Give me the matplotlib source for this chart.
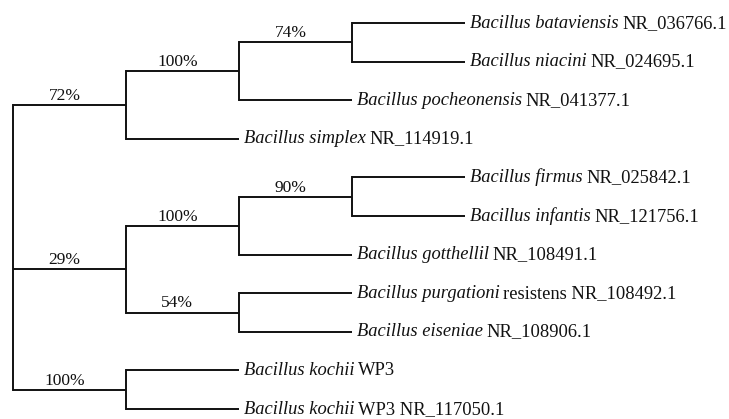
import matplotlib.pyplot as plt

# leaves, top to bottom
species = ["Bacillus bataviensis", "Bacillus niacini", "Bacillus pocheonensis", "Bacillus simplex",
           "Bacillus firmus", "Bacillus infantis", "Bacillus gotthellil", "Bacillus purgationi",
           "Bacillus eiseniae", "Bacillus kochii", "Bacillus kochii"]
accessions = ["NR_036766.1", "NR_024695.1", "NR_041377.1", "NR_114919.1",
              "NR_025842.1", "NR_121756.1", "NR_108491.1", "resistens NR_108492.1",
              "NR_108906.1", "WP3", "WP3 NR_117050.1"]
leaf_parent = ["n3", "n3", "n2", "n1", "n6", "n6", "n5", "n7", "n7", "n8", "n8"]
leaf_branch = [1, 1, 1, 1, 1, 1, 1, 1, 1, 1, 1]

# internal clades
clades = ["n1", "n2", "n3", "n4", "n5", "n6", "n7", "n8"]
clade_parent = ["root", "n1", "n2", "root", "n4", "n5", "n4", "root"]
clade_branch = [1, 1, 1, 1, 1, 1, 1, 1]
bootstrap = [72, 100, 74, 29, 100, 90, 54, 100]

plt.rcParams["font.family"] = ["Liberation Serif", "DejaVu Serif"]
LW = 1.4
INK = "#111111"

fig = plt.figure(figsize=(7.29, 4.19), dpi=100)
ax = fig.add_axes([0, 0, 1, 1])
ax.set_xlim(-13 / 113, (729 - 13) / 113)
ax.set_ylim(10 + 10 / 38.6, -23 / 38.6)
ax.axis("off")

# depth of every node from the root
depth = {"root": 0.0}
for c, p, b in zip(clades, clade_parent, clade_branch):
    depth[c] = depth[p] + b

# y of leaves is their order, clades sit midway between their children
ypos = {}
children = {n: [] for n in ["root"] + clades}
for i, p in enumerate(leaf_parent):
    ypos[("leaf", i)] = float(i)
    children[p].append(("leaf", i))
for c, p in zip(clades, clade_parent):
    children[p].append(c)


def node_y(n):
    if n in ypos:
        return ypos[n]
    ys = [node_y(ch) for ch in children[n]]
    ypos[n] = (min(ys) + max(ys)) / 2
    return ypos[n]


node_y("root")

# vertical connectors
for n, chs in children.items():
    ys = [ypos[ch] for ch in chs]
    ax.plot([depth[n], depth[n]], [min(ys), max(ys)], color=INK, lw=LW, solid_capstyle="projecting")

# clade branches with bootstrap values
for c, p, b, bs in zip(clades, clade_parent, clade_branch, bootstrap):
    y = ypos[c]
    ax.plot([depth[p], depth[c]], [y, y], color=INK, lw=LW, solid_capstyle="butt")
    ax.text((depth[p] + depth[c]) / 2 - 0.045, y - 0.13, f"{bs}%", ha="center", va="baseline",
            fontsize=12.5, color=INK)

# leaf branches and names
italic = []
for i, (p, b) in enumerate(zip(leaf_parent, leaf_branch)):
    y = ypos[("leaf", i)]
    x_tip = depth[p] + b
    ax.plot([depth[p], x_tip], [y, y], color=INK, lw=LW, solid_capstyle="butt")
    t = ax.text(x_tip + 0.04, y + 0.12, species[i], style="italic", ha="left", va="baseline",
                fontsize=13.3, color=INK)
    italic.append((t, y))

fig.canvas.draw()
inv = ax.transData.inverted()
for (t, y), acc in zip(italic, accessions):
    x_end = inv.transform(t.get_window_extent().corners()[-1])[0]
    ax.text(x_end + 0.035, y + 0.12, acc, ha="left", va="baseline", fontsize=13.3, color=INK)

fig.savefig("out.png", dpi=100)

_ _ _ _ _ _ _

◆ WHAT IS BEING ASKED
Only the lines from the top of the data through the line with "import matplotlib.pyplot as plt" should be quoted, exactly and with both ends kept; skip the pictures.

◆ RESPONSE
Give me the matplotlib source for this chart.
import matplotlib.pyplot as plt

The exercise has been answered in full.